“And we know that in all things God works for the good of those who love him, who have been called according to his purpose.” – Romans 8:28 NIV
Earlier this week we were sitting at the dinner table and my 5 year old daughter told my 8 year old son, “We should really work harder to get along.” My mama heart filled with joy. I must be doing something right. She continued on, “Maybe if we are really good then God will give us a little brother.”
Just like that my joy filled heart breaks. There is so much to unpack in this snippet of conversation. My first thought is wow she really wants a younger sibling badly if she’s asking for a brother. They have both wanted a baby for so long. My son’s second grade teacher had a baby and he’s been obsessed with having a baby brother ever since. My daughter has always wanted a baby sister so for nearly two years they have begged me to have twins like it’s something I can control.
What they didn’t know as they sat there and discussed the baby they want, is that they have a little brother or sister. One that would have been born any day now. One that went to heaven before it ever got a chance to develop but not before their daddy and I knew it was there. Not before we could fall in love with the idea of a family of 5. Not before I envisioned them as sweet and helpful older siblings. Not before I thought about the sweetness of having a baby as an experienced mom. Not before hoping that I would cherish every long night and baby snuggle knowing that one day that baby would grow up and we would actually survive those first few years.
Even though my two are three years (and 6 days) apart, I wasn’t far enough through the baby and toddler years to know what life was like on the other side. Everything still felt so hard and permanent. Everyone still needed everything done for them. But now I’m a seasoned mom. I know you survive those first 5 years. And I think I’d be a better infant mom knowing it. I was really looking forward to that. To a second chance to appreciate it for the fleeting experience that it is. But God had other plans.

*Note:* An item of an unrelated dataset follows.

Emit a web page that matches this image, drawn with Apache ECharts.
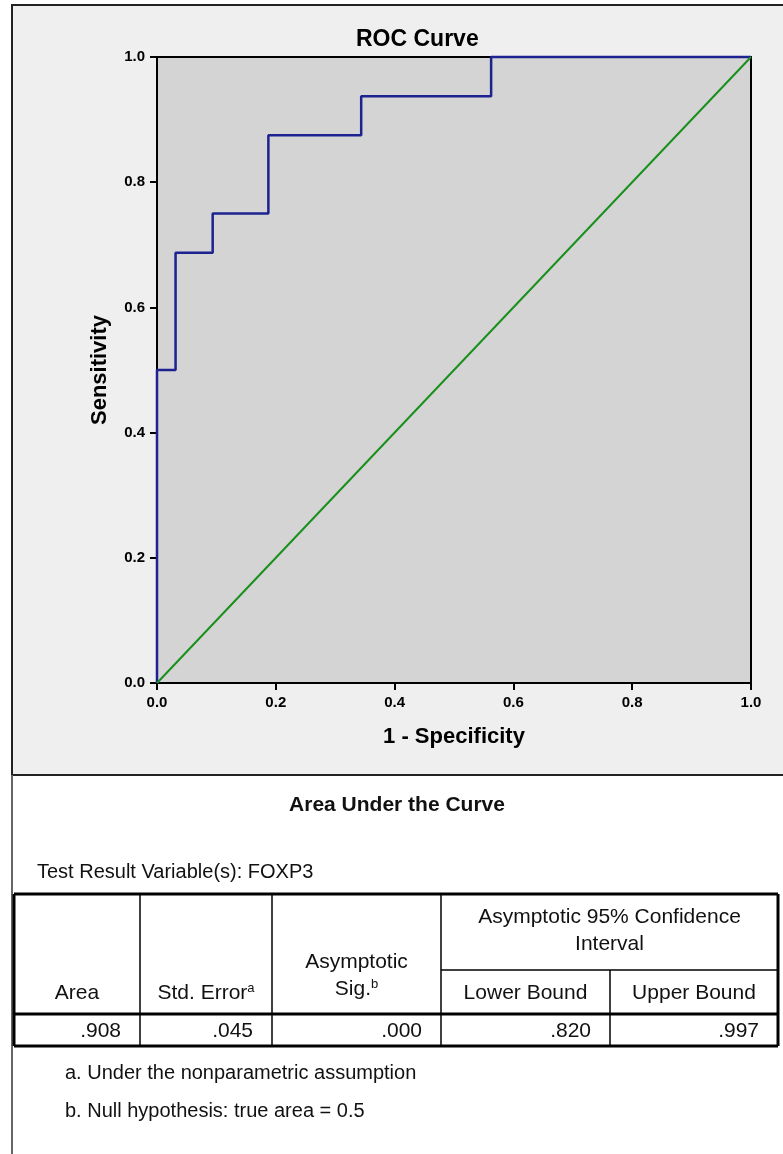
<!DOCTYPE html>
<html lang="en">

<head>
    <meta charset="UTF-8">
    <title>ROC Curve</title>
    <script src="https://cdn.jsdelivr.net/npm/echarts@6/dist/echarts.min.js"></script>
    <style>
        body { margin: 0; background: #fff; }
    </style>
</head>

<body>
    <div id="main" style="width: 783px;height:1154px;"></div>
    <script type="text/javascript">
        // ROC operating points (1 - specificity, sensitivity)
        const fpr = [0, 0, 0.03125, 0.09375, 0.1875, 0.34375, 0.5625, 1];
        const tpr = [0, 0.5, 0.6875, 0.75, 0.875, 0.9375, 1, 1];
        // reference (chance) line
        const refX = [0, 1];
        const refY = [0, 1];

        // Area Under the Curve table
        const tableTitle = 'Area Under the Curve';
        const testVariable = 'Test Result Variable(s): FOXP3';
        const colHeaders = ['Area', 'Std. Error', 'Asymptotic', 'Lower Bound', 'Upper Bound'];
        const ciHeader = ['Asymptotic 95% Confidence', 'Interval'];
        const aucValues = ['.908', '.045', '.000', '.820', '.997'];
        const footnotes = ['a. Under the nonparametric assumption', 'b. Null hypothesis: true area = 0.5'];

        const font = 'Liberation Sans, Arial, sans-serif';
        const colX = [14, 140, 272, 441, 610, 778];
        const rowY = [894, 970, 1014, 1046];

        let graphic = [];
        // grey frame of the chart
        graphic.push({
            type: 'rect', z: -10,
            shape: { x: 12, y: 5, width: 790, height: 770 },
            style: { fill: '#efefef', stroke: '#222', lineWidth: 2 }
        });
        graphic.push({
            type: 'line', z: -10,
            shape: { x1: 12, y1: 775, x2: 12, y2: 1154 },
            style: { stroke: '#666', lineWidth: 2 }
        });

        function line(x1, y1, x2, y2, w) {
            graphic.push({ type: 'line', shape: { x1: x1, y1: y1, x2: x2, y2: y2 }, style: { stroke: '#000', lineWidth: w } });
        }
        function text(str, x, y, align, extra) {
            graphic.push({
                type: 'text',
                style: Object.assign({
                    text: str, x: x, y: y, align: align, verticalAlign: 'middle',
                    font: '21px ' + font, fill: '#111'
                }, extra || {})
            });
        }

        // table titles
        text(tableTitle, 397, 805, 'center', { font: 'bold 21px ' + font });
        text(testVariable, 37, 872, 'left', { font: '20px ' + font });

        // table grid
        for (let i = 1; i < 5; i++) {
            let top = (i === 4) ? rowY[1] : rowY[0];
            line(colX[i], top, colX[i], rowY[3], 1.5);
        }
        line(colX[3], rowY[1], colX[5], rowY[1], 1.5);
        line(colX[0], rowY[2], colX[5], rowY[2], 3);
        line(colX[0], rowY[0], colX[5], rowY[0], 3);
        line(colX[0], rowY[3], colX[5], rowY[3], 3);
        line(colX[0], rowY[0], colX[0], rowY[3], 3);
        line(colX[5], rowY[0], colX[5], rowY[3], 3);

        // header texts
        const supRich = { sup: { fontSize: 13, fontFamily: font, verticalAlign: 'top', lineHeight: 22 } };
        text(ciHeader[0], (colX[3] + colX[5]) / 2, 917, 'center');
        text(ciHeader[1], (colX[3] + colX[5]) / 2, 944, 'center');
        text(colHeaders[0], (colX[0] + colX[1]) / 2, 993, 'center');
        text(colHeaders[1] + '{sup|a}', (colX[1] + colX[2]) / 2, 993, 'center', { rich: supRich, lineHeight: 22 });
        text(colHeaders[2], (colX[2] + colX[3]) / 2, 962, 'center');
        text('Sig.{sup|b}', (colX[2] + colX[3]) / 2, 989, 'center', { rich: supRich, lineHeight: 22 });
        text(colHeaders[3], (colX[3] + colX[4]) / 2, 993, 'center');
        text(colHeaders[4], (colX[4] + colX[5]) / 2, 993, 'center');

        // values, right aligned
        aucValues.forEach(function (v, i) {
            text(v, colX[i + 1] - 19, 1031, 'right');
        });

        // footnotes
        text(footnotes[0], 65, 1073, 'left', { font: '20px ' + font });
        text(footnotes[1], 65, 1111, 'left', { font: '20px ' + font });

        const axisText = { color: '#000', fontWeight: 'bold', fontSize: 15, fontFamily: font };
        const nameText = { color: '#000', fontWeight: 'bold', fontSize: 22, fontFamily: font };

        let options = {
            backgroundColor: '#fff',
            animation: false,
            title: {
                text: 'ROC Curve',
                left: 351, top: 23,
                textStyle: { color: '#000', fontWeight: 'bold', fontSize: 23, fontFamily: font }
            },
            grid: {
                left: 157, top: 57, width: 594, height: 626,
                show: true, backgroundColor: '#d4d4d4', borderColor: '#000', borderWidth: 2
            },
            xAxis: {
                type: 'value', min: 0, max: 1, interval: 0.2,
                name: '1 - Specificity', nameLocation: 'middle', nameGap: 43,
                nameTextStyle: nameText,
                axisLine: { show: true, lineStyle: { color: '#000', width: 2 } },
                axisTick: { show: true, length: 7, lineStyle: { color: '#000', width: 2 } },
                axisLabel: Object.assign({ margin: 12, formatter: v => v.toFixed(1) }, axisText),
                splitLine: { show: false }
            },
            yAxis: {
                type: 'value', min: 0, max: 1, interval: 0.2,
                name: 'Sensitivity', nameLocation: 'middle', nameGap: 46,
                nameTextStyle: nameText,
                axisLine: { show: true, lineStyle: { color: '#000', width: 2 } },
                axisTick: { show: true, length: 7, lineStyle: { color: '#000', width: 2 } },
                axisLabel: Object.assign({ margin: 12, formatter: v => v.toFixed(1) }, axisText),
                splitLine: { show: false }
            },
            graphic: graphic,
            series: [{
                name: 'FOXP3',
                type: 'line',
                step: 'end',
                showSymbol: false,
                clip: false,
                lineStyle: { color: '#1c2391', width: 2.5 },
                data: fpr.map((x, i) => [x, tpr[i]])
            }, {
                name: 'Reference Line',
                type: 'line',
                showSymbol: false,
                lineStyle: { color: '#17901c', width: 2 },
                data: refX.map((x, i) => [x, refY[i]])
            }]
        };

        let myChart = echarts.init(document.getElementById('main'));
        myChart.setOption(options);
    </script>
</body>

</html>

I don’t understand them. I still struggle with why He would surprise us with a 3rd child just to take it away. Why He would give me the deepest desire of my heart that I was too scared to even try for (my trying to conceive trauma with the first two could be a whole series of blog posts) and then take it back. But that is what faith is. We don’t get to know. We just have to trust. He gives us things to hold onto. For me it was my miscarriage date which fell 6 days before son’s birthday which is 6 days before my daughter’s birthday. Finding meaning in dates is something I have always done so I find comfort in God’s perfect timing.
I know that my miscarriage was not an accident. It is something that God will use for good. He is always using our experiences, even the worst of them, to shape us for something even greater. I’ve seen it time and time again in my life. I hope that someday I get the clarity of why but I’ll be ok if I don’t.
What I do know is that the shared experiences of my friends on social media helped me through one of the darkest times of my life. I felt so lost in my grief. It was something my husband couldn’t really understand. It was something my mom and sister had never experienced. It was something I felt so alone in. I felt like it shouldn’t have been so hard. Like I should have gotten over it faster or been less affected by it. What helped me most was knowing that other women, women I knew, had been there too. That it was hard for them too. I’ve known since it happened that I would one day share my experience as well so that someone might find comfort in my story. Tomorrow is the date that would have been my due date. In honor of the child we lost, today I share part of my story. Whatever you are going through, no matter how dark and hard, know that in all things God works for the good of those who love him, who have been called according to his purpose, Romans 8:28.